A green city of millions is to be built on the Red Sea, where there are no conventional roads and cars are completely banned. The project is controversial, but it could be a blueprint for the mobility revolution in large cities in Europe as well.
The Line, a metropolis of millions, is to be built in just a few months. It is to be built on the Red Sea in the north-west of Saudi Arabia on the border to Egypt and Jordan and, at 170 km long, will be about the size of Belgium. The special feature: the residents of the city are to be able to reach all facilities of daily life within five minutes on foot. Cars are completely banned in the city. Travelling within the city to other areas that cannot be reached on foot is to be made possible by high-speed transport. The journey through the city is to take a maximum of 20 minutes. The trains are to travel underground, the city above belongs to pedestrians.

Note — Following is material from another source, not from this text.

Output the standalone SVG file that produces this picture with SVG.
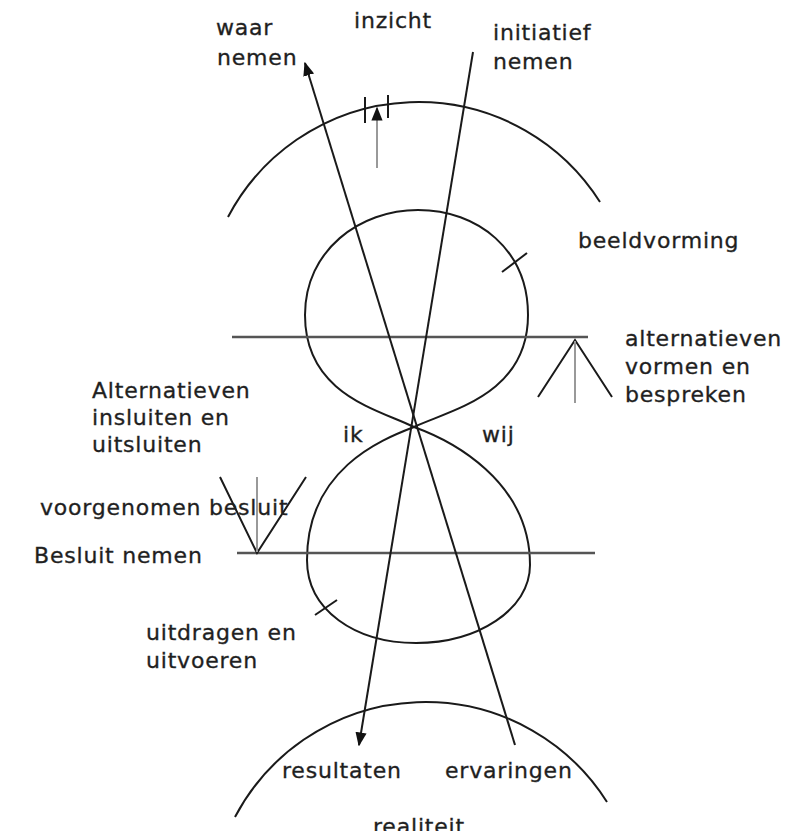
<svg xmlns="http://www.w3.org/2000/svg" width="811" height="831" viewBox="0 0 811 831">
<defs>
<style>
text{font-family:"DejaVu Sans","Liberation Sans",sans-serif;font-size:22px;letter-spacing:0.8px;fill:#1e1e1e;stroke:#2a2a2a;stroke-width:0.35px}
.ln{fill:none;stroke:#1a1a1a;stroke-width:2}
.hz{fill:none;stroke:#555;stroke-width:2.5}
.gr{fill:none;stroke:#999;stroke-width:2}
</style>
<marker id="ahb" viewBox="0 0 10 10" refX="9" refY="5" markerWidth="14" markerHeight="14" markerUnits="userSpaceOnUse" orient="auto">
<path d="M0,1 L10,5 L0,9 Z" fill="#111"/>
</marker>
</defs>
<rect width="811" height="831" fill="#fff"/>
<g id="shapes">
<path id="top-arc" class="ln" d="M228,217 A215,215 0 0 1 600,202"/>
<path id="bottom-arc" class="ln" d="M235,817 A215,215 0 0 1 607,802"/>
<path id="upper-lobe" class="ln" d="M414,427 C380,410 305,395 305,315 C305,250 360,210 418,210 C478,210 528,250 528,315 C528,395 450,410 414,427 Z"/>
<path id="lower-lobe" class="ln" d="M414,427 C380,440 307,470 307,560 C307,610 355,643 416,643 C477,643 530,610 530,565 C530,480 450,440 414,427 Z"/>
</g>
<g id="connectors">
<line class="hz" x1="232" y1="337" x2="588" y2="337"/>
<line class="hz" x1="237" y1="553" x2="595" y2="553"/>
<line class="ln" x1="515" y1="745" x2="305" y2="63" marker-end="url(#ahb)"/>
<line class="ln" x1="473" y1="52" x2="359" y2="745" marker-end="url(#ahb)"/>
<line class="gr" x1="377" y1="168" x2="377" y2="108" marker-end="url(#ahb)"/>
<line class="ln" x1="365" y1="97" x2="365" y2="123"/>
<line class="ln" x1="388" y1="95" x2="388" y2="118"/>
<line class="ln" x1="502" y1="272" x2="527" y2="253"/>
<line class="ln" x1="315" y1="615" x2="337" y2="600"/>
<polyline class="ln" points="538,397 575,340 612,397"/>
<line class="gr" x1="575" y1="341" x2="575" y2="403"/>
<polyline class="ln" points="220,477 257,553 306,477"/>
<line class="gr" x1="257" y1="552" x2="257" y2="477"/>
</g>
<g id="labels">
<g id="waar-nemen"><text x="216" y="35">waar</text><text x="217" y="65">nemen</text></g>
<g id="inzicht"><text x="354" y="28">inzicht</text></g>
<g id="initiatief-nemen"><text x="493" y="40">initiatief</text><text x="493" y="69">nemen</text></g>
<g id="beeldvorming"><text x="578" y="248">beeldvorming</text></g>
<g id="alternatieven-vormen"><text x="625" y="346">alternatieven</text><text x="625" y="374">vormen en</text><text x="625" y="402">bespreken</text></g>
<g id="alternatieven-insluiten"><text x="92" y="398">Alternatieven</text><text x="92" y="425">insluiten en</text><text x="92" y="452">uitsluiten</text></g>
<g id="ik"><text x="343" y="442">ik</text></g>
<g id="wij"><text x="482" y="442">wij</text></g>
<g id="voorgenomen"><text x="40" y="515">voorgenomen besluit</text></g>
<g id="besluit-nemen"><text x="34" y="563">Besluit nemen</text></g>
<g id="uitdragen"><text x="146" y="640">uitdragen en</text><text x="146" y="668">uitvoeren</text></g>
<g id="resultaten"><text x="282" y="778">resultaten</text></g>
<g id="ervaringen"><text x="445" y="778">ervaringen</text></g>
<g id="realiteit"><text x="373" y="834">realiteit</text></g>
</g>
</svg>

The project has drawn much criticism as people who previously lived in the area have been displaced to implement the plan. The city itself is also likely to become a home for the super-rich and tourists, but will have no place for the very people who lived there before.
Among other things, the city will have an artificial moon, glow-in-the-dark beaches and flying taxis controlled by drones. All this seems a bit too futuristic. When you consider that cities in Europe have been struggling for years to ban old diesels from city centres.
Nevertheless, the idea of a car-free metropolis can be seen as groundbreaking for other cities. The project will first show whether the concept of a car-free city is really possible and whether it could also be transferred to European cities. How can goods be transported, how can the infrastructure be maintained? In The Line, many things are to be taken over by artificial intelligence. Even the concept of being able to do all the things that are important for daily life within five minutes sounds illusionary at first. For this to happen, there would have to be a large number of schools and daycare centres, doctors' offices of all kinds and pharmacies, but also shops and restaurants and cultural facilities. This would reduce travel within cities to a minimum.
The Line could therefore demonstrate what cities should look like in which people are no longer dependent on cars. But there is still a long way to go until then, and we will continue to be accompanied by environmental zones and diesel driving bans in European cities in order to make city centres at least a little greener.